There is a map inside the cover! I repeat there is a map inside the cover! A prince aiming to retrieve his crown? A trilogy? Praise by many authors that I know and adore? Yes. I’m excited (perhaps not as much as I am for MEM, but pretty close). I do love myself from political power struggles in fantasy worlds.

Initial Thoughts After Reading:

It was a treat, but I often am well versed in discovering which books I will like and which I will not. This I liked. What I think I loved the most was that the plot twist I should have seen coming I did not see. That does not happen often, not to me at least. The main cast was excellent, and the supporting cast  as supporters.

What I Liked:

Queen Laithlin: I love her. I have decided that I love her. It seems to me that I have a soft spot for powerful women and queens as of late. I love that her word is weighed more heavily than gold. She is the most trustworthy and cunning individual. The plot of the book revolves around her and her worth over everyone else. I found this fascinating, in truth.

Nothing/King Uthil: His plot twist was not one I saw coming and for his craziness I adore him. His vanity and narcissism, pride for his country, and skill with a sword? I am happy with him and the way his story in this book ended. Since I plan to review the entire series, I will say he does end up as King. He is the rightful King, and I respect that.

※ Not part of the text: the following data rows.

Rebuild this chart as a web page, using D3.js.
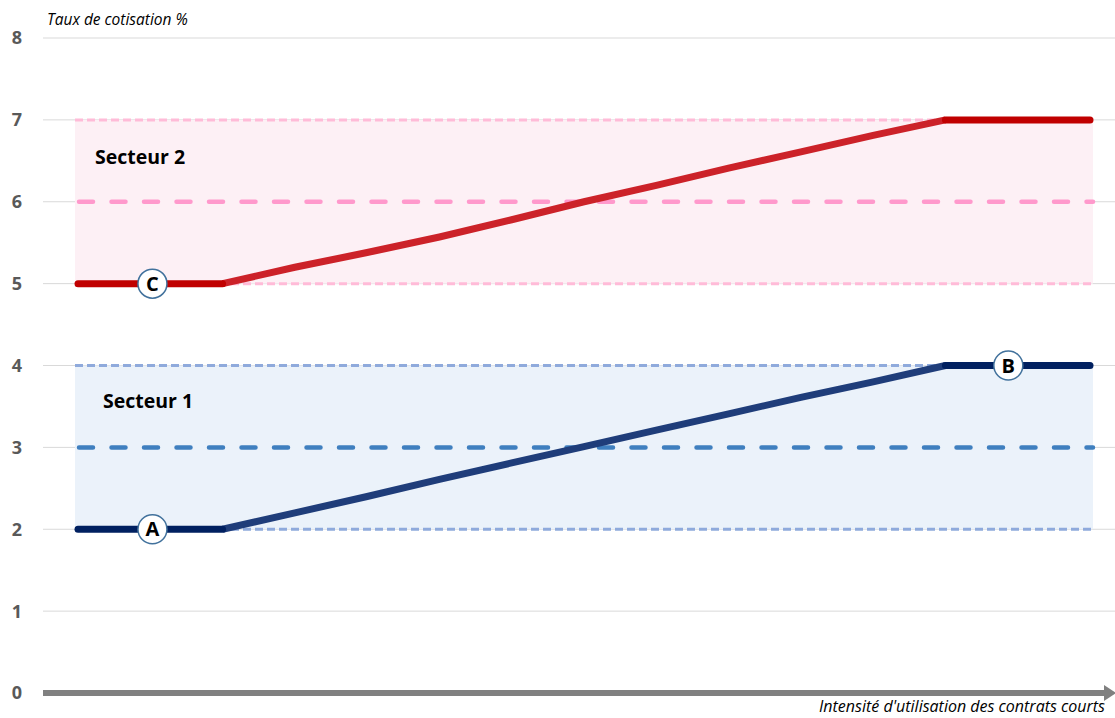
<!DOCTYPE html>
<html>
<head>
<meta charset="utf-8">
<script src="https://cdn.jsdelivr.net/npm/d3@7"></script>
<style>
  body { margin: 0; background: #fff; }
  svg { display: block; font-family: "Open Sans", "DejaVu Sans", sans-serif; }
</style>
</head>
<body>
<svg id="chart" width="1115" height="718"></svg>
<script>
// x positions: 15 steps of "intensité"
const steps = d3.range(0, 15);
const secteur1 = [2, 2, 2, 2.2, 2.4, 2.61, 2.81, 3.01, 3.21, 3.41, 3.61, 3.8, 4, 4, 4];
const secteur2 = [5, 5, 5, 5.2, 5.38, 5.57, 5.78, 6, 6.2, 6.41, 6.61, 6.81, 7, 7, 7];
const yTicks = [0, 1, 2, 3, 4, 5, 6, 7, 8];
const bands = [
  { name: "Secteur 1", lo: 2, mid: 3, hi: 4 },
  { name: "Secteur 2", lo: 5, mid: 6, hi: 7 }
];
const markers = [
  { label: "A", x: 1.03, y: 2 },
  { label: "C", x: 1.03, y: 5 },
  { label: "B", x: 12.87, y: 4 }
];

const svg = d3.select("#chart");
const x = d3.scaleLinear().domain([0, 14]).range([78, 1090]);
const y = d3.scaleLinear().domain([0, 8]).range([693, 38]);

const style = {
  "Secteur 1": { fill: "#ebf2fa", edge: "#8faadc", mid: "#3f7fbf", flat: "#002060", slope: "#1f3d7a", label: [103, 3.48] },
  "Secteur 2": { fill: "#fdf0f5", edge: "#ffbbd8", mid: "#ff99cc", flat: "#c00000", slope: "#cc2229", label: [95, 6.46] }
};

// grid lines
svg.append("g").selectAll("line")
  .data(yTicks.filter(d => d > 0))
  .enter().append("line")
  .attr("x1", 43).attr("x2", 1115)
  .attr("y1", d => y(d)).attr("y2", d => y(d))
  .attr("stroke", "#d9d9d9").attr("stroke-width", 1);

// bands
const band = svg.append("g").selectAll("g")
  .data(bands)
  .enter().append("g");

band.append("rect")
  .attr("x", x(0) - 3)
  .attr("width", x(14) - x(0) + 6)
  .attr("y", d => y(d.hi))
  .attr("height", d => y(d.lo) - y(d.hi))
  .attr("fill", d => style[d.name].fill);

band.each(function (d) {
  const g = d3.select(this);
  [d.lo, d.hi].forEach(v => {
    g.append("line")
      .attr("x1", x(0) - 3).attr("x2", x(14) + 3)
      .attr("y1", y(v)).attr("y2", y(v))
      .attr("stroke", style[d.name].edge)
      .attr("stroke-width", 3)
      .attr("stroke-dasharray", "8,4");
  });
  g.append("line")
    .attr("x1", x(0) + 1).attr("x2", x(14) + 3)
    .attr("y1", y(d.mid)).attr("y2", y(d.mid))
    .attr("stroke", style[d.name].mid)
    .attr("stroke-width", 4.5)
    .attr("stroke-linecap", "round")
    .attr("stroke-dasharray", "14,18.5");
  g.append("text")
    .attr("x", style[d.name].label[0])
    .attr("y", y(style[d.name].label[1]))
    .attr("font-size", 19.5)
    .attr("font-weight", "bold")
    .attr("fill", "#000")
    .text(d.name);
});

// x axis with arrow
svg.append("line")
  .attr("x1", 43).attr("x2", 1106)
  .attr("y1", y(0)).attr("y2", y(0))
  .attr("stroke", "#808080").attr("stroke-width", 6);
svg.append("path")
  .attr("d", `M1104,${y(0) - 8}L1116,${y(0)}L1104,${y(0) + 8}Z`)
  .attr("fill", "#808080");

// y tick labels
svg.append("g").selectAll("text")
  .data(yTicks)
  .enter().append("text")
  .attr("x", 17)
  .attr("y", d => y(d))
  .attr("dy", "0.36em")
  .attr("text-anchor", "middle")
  .attr("font-size", 18)
  .attr("font-weight", "bold")
  .attr("fill", "#595959")
  .text(d => d);

svg.append("text")
  .attr("x", 47).attr("y", 25)
  .attr("font-size", 15.5)
  .attr("font-style", "italic")
  .attr("fill", "#000")
  .text("Taux de cotisation %");

svg.append("text")
  .attr("x", 1105).attr("y", 712)
  .attr("text-anchor", "end")
  .attr("font-size", 16)
  .attr("font-style", "italic")
  .attr("fill", "#000")
  .text("Intensité d'utilisation des contrats courts");

// series lines
const line = d3.line().x(d => x(d[0])).y(d => y(d[1]));
[["Secteur 1", secteur1], ["Secteur 2", secteur2]].forEach(([name, vals]) => {
  const pts = steps.map((s, i) => [s, vals[i]]);
  svg.append("path")
    .attr("d", line(pts.slice(2, 13)))
    .attr("fill", "none")
    .attr("stroke", style[name].slope)
    .attr("stroke-width", 7)
    .attr("stroke-linejoin", "round");
  [pts.slice(0, 3), pts.slice(12)].forEach(seg => {
    svg.append("path")
      .attr("d", line(seg))
      .attr("fill", "none")
      .attr("stroke", style[name].flat)
      .attr("stroke-width", 7)
      .attr("stroke-linecap", "round");
  });
});

// point markers
const mk = svg.append("g").selectAll("g")
  .data(markers)
  .enter().append("g")
  .attr("transform", d => `translate(${x(d.x)},${y(d.y)})`);
mk.append("circle")
  .attr("r", 14.5)
  .attr("fill", "#fff")
  .attr("stroke", "#41719c")
  .attr("stroke-width", 1.5);
mk.append("text")
  .attr("text-anchor", "middle")
  .attr("dy", "0.36em")
  .attr("font-size", 20)
  .attr("font-weight", "bold")
  .attr("fill", "#000")
  .text(d => d.label);
</script>
</body>
</html>
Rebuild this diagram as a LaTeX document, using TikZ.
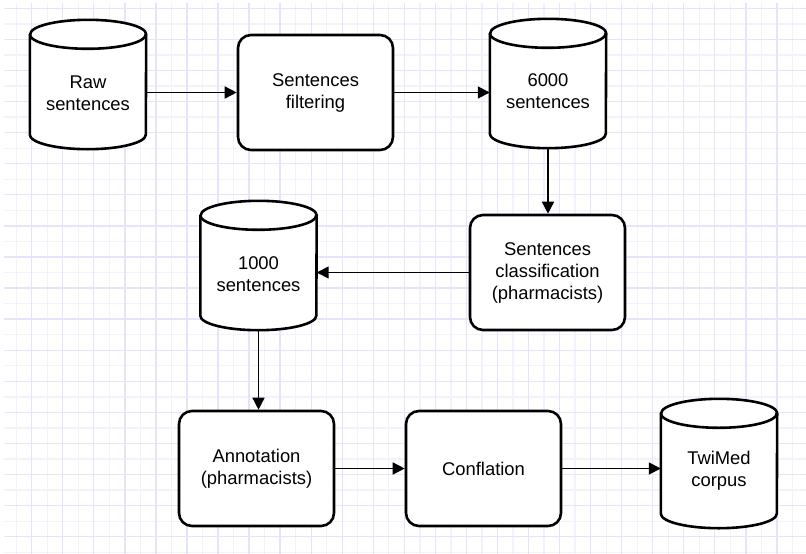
\documentclass[tikz,border=0pt]{standalone}
\usepackage{fontspec}
\setmainfont{Liberation Sans}
\usetikzlibrary{arrows.meta,calc}
\definecolor{gridmajor}{RGB}{228,228,251}
\definecolor{gridminor}{RGB}{242,242,253}
\newcommand\cylpath[2]{%
  \draw[line width=2.6pt, fill=white, line join=round]
    ([yshift=-14.5pt]#1.north west) -- ([yshift=14.5pt]#1.south west)
    arc[start angle=180, end angle=360, x radius=#2pt, y radius=14.5pt]
    -- ([yshift=-14.5pt]#1.north east)
    arc[start angle=0, end angle=180, x radius=#2pt, y radius=14.5pt] -- cycle;
  \draw[line width=2.6pt] ([yshift=-14.5pt]#1.north west)
    arc[start angle=180, end angle=360, x radius=#2pt, y radius=14.5pt];}
\begin{document}
\begin{tikzpicture}[x=1pt, y=-1pt,
  procbox/.style={draw, line width=2.6pt, rounded corners=13pt, fill=white,
    align=center, font=\fontsize{18.4}{22}\selectfont, inner sep=0pt,
    minimum width=155pt, minimum height=115pt},
  cylframe/.style={inner sep=0pt, minimum width=116pt, minimum height=129pt},
  cyltext/.style={align=center, font=\fontsize{18.4}{22}\selectfont, inner sep=0pt},
  flow/.style={line width=1.5pt, -{Triangle[length=12pt, width=12pt]}},
  gmin/.style={gridminor, line width=1.3pt},
  gmaj/.style={gridmajor, line width=1.3pt}]
\useasboundingbox (0,0) rectangle (806,554);
\fill[white] (0,0) rectangle (806,554);
% grid
\foreach \i in {0,...,25} \draw[gmin] ({16.2+31.05*\i},3) -- ({16.2+31.05*\i},554);
\foreach \i in {0,...,17} \draw[gmin] (4,{23.9+31.08*\i}) -- (806,{23.9+31.08*\i});
\foreach \i in {0,...,24} \draw[gmaj] ({31.7+31.05*\i},3) -- ({31.7+31.05*\i},554);
\foreach \i in {0,...,17} \draw[gmaj] (4,{8.3+31.08*\i}) -- (806,{8.3+31.08*\i});
% cylinders (frames)
\node[cylframe] (raw) at (88,84.5) {};
\node[cylframe] (c6000) at (548,83.5) {};
\node[cylframe] (c1000) at (258.5,265.5) {};
\node[cylframe] (twimed) at (719,463.5) {};
\cylpath{raw}{58}
\cylpath{c6000}{58}
\cylpath{c1000}{58}
\cylpath{twimed}{58}
\node[cyltext] (rawt) at ([yshift=-8.5pt]raw.center) {Raw\\sentences};
\node[cyltext] (c6000t) at ([yshift=-8pt]c6000.center) {6000\\sentences};
\node[cyltext] (c1000t) at ([yshift=-8.5pt]c1000.center) {1000\\sentences};
\node[cyltext] (twimedt) at ([yshift=-7.5pt]twimed.center) {TwiMed\\corpus};
% process boxes
\node[procbox] (filter) at (315.5,92.5) {Sentences\\filtering};
\node[procbox] (class) at (547.5,272.5) {Sentences\\classification\\(pharmacists)};
\node[procbox] (annot) at (256.5,468.5) {Annotation\\(pharmacists)};
\node[procbox] (confl) at (483.5,468.5) {Conflation};
% connectors
\draw[flow] (filter.west -| raw.east) -- (filter.west);
\draw[flow] (filter.east) -- (filter.east -| c6000.west);
\draw[flow] (c6000.south) -- (c6000.south |- class.north);
\draw[flow] (class.west) -- (class.west -| c1000.east);
\draw[flow] (c1000.south) -- (c1000.south |- annot.north);
\draw[flow] (annot.east) -- (confl.west);
\draw[flow] (confl.east) -- (confl.east -| twimed.west);
\end{tikzpicture}
\end{document}
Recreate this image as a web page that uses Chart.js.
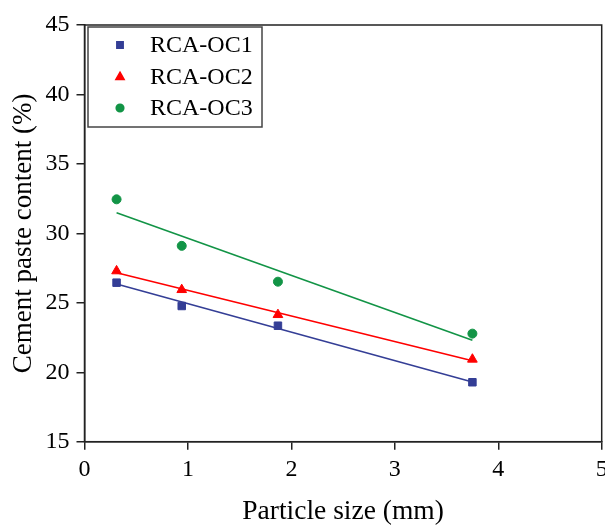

Yarvi, who is our main character. He goes from coward to skilled politician like his mother. He ends up where he belongs, as a Minister. Him becoming King, then a Slave, then a Prince once more was quite the transformation. I feel as if calling this a transformation, however, is wrong. Yarvi always had it in him to be this person. He was his mother’s son, and dedicated to being a Minister. What it was, was that he was provided the grounds to let that part of him bloom. It had always been there, he just had to learn how to use it better.

Mother Gundring and the Ministers. I like their shade of grey and their oaths that they must keep. I find them fascinating characters and hope to see more of them as we continue in with the plot.

What I Would Have Liked or Changed:

More of our villains — Odem in specifics. I feel that he was evil for evils sake. In truth I did get it, that it was Mother Gundring in the shadows that was the one who pulled the strings. What bothered me was that his own personal motivations stemmed from simply greed? I often have a hard time believing families would kill each other out of greed when it isn’t an attribute of their family to begin with. There doesn’t seem to be a history of brother killing brother in the past. Was the greed and want for the crown so much that he’d kill two of his brothers? I am not sure, for I do not feel that I was convinced of it.

Speaking of brothers killing brothers, I’m not convinced by Odem and Uthrik killing Uthil either. So he was vain, and their greed for the throne overwhelmed them? Why? Also, how were these boys raised if they turn their hands against each other so easily? It is not a good way to run a country, especially a war loving one. Had their older brother been weak, perhaps I would have understood. Their people and country live for war and shame the weak, but I am still not convinced. For Uthil was strong and brother turning against brother only adds to instability within the country. I do realize that greed was a major theme within the book, but it still does not convince me for brother against brother.

More of Isriun, her transformation was not convincing to me at all. Not really. I do not understand her motivations. She was trained to be a minister. I need to know more about her, and her father’s hold over her. I expect more of her.

The other side characters Sumael, Jaud, Ankran, and Rulf. Those who survived, I expect more of. I hope Ankran’s family is at least more developed. I feel that each of their stories had so much potential and then two died. I suppose that since this is a series there will be more. Hopefully.

Why You Should Read:

There are some interesting politics between the people of the world that are exciting, and worth exploring. I think that it isn’t often that you have such an interesting cast of strong King and Queen characters. This book does not leave many openings for future books, so as a stand alone novel it can work just fine. We will see how the remainder of the book series goes.

Time Taken To Read

2 hours 30 min

Rating: 4.5/5

Notable Quotes:

I do admit that I lost track of keeping quotes very early on. Sorry, I’ll do better with the next book! I would like to note that Mother Gundring and the Ministers’ philosophies in general are quote worthy, even if I forgot to write them down.

” ‘ I lack the wisdom.’ He meant he lacked the courage, but he lacked the courage to admit it.

‘Wisom can be learned, my prince.’ ” Yarvi to Mother Gundring.

“Always remember: strong men are many, wise men are  few.” Mother Gundring to Yarvi

“On the battlefield there are no rules.” Yarvi

“They say her word is valued higher than gold among merchants, because gold  may go down in worth but her word never does.” Isriun about Queen Laithlin.

“The wealthier a man is, the  more he craves wealth.” Mother Gundring.